Japanese actress and singer (born 1970)

Nae Yūki (裕木 奈江, Yūki Nae) is a Japanese actress, singer and ex-idol. (Note: She herself has chosen to spell her name in the Latin alphabet with Nae Yuuki.) She worked in Japan in the 1990s before moving to the United States in the 2000s.

== Early career ==
Yuuki was born in Kanagawa Prefecture in 1970. Raised by her grandmother, she was taught to be independent and not rely on men. She made her debut in showbiz with a minor role in a 1988 film. She gained immense popularity in the early 1990s through her appearances in television dramas, television commercials and radio. For about a year from 1992, she hosted two hours of the late-night Nippon Broadcasting System's radio program All Night Nippon. In the 1990s, she was active as a so-called "idol" and produced eight albums containing idol songs.

In 1992, Yuuki played one of the main characters in one episode of the long-running television drama series From the Northern Country (Kita no Kuni kara). In 1993, she played the lead role in the NTV TV drama series Pocket Bell Doesn't Ring (Pokeberu ga Naranakute). Some say that her popularity has increased by appearing in these dramas, but in reality she has also received a lot of emotional criticism. She was the victim of childish bashing from writers for women's magazines. NHK's profile of her merely states that these two works have "attracted great attention" to her. The "pocket bell" (pager device) which was used in the latter drama was also a device that attracted a great deal of attention in Japanese society at the time. The latter drama depicted the process by which a middle-aged businessman begins to "repurpose" a pager, originally intended for business use, for social purposes, guided by a young woman played by Nae Yuuki.

== Moving to Hollywood ==
In the late 1990s, it came to be said that Yuuki had "disappeared from Japanese television." In 2001, she played one of the main roles in the film Rain of Light directed by Banmei Takahashi. Rain of Light is a film that depicts the real-life incident of the United Red Army Incident of 1972 through a film within a film. The role Yuuki played was that of an actress who played a character based on a revolutionary Hiroko Nagata who killed many of her comrades.

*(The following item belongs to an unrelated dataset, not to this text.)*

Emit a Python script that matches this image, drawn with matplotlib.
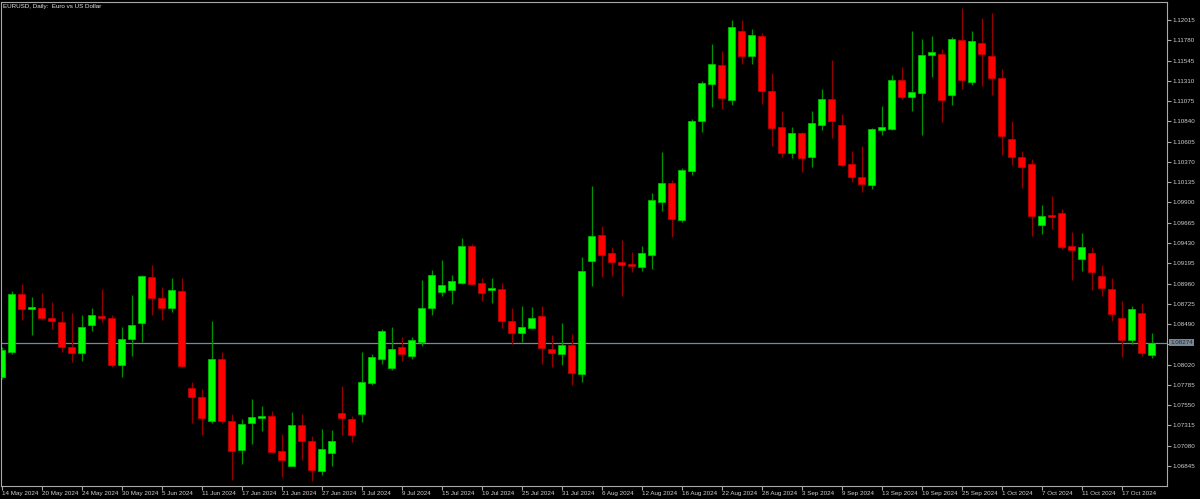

In 2004, Yuuki studied abroad in Greece as part of a training program run by the Agency for Cultural Affairs. Taking an starting point by this, in 2005 she moved her base of operations to Los Angeles, USA. She has appeared in films such as David Lynch's Inland Empire and Clint Eastwood's Letters from Iwo Jima. In 2017, she appeared in another Lynch's work: the television limited event series Twin Peaks: The Return, which is set 25 years after the hit original Twin Peaks (1990–91). Yuuki plays Naido, who first appears in episode 3. This character's eyes are covered with special makeup. Because special makeup was required, she had to arrive on set earlier than the other actors. A fan of Twin Peaks, she had wanted to meet Agent Cooper, but was never able to do so because she was blinded by special makeup. When she saw Kyle MacLachlan for the first time without the makeup, he was in his role as Bad Cooper.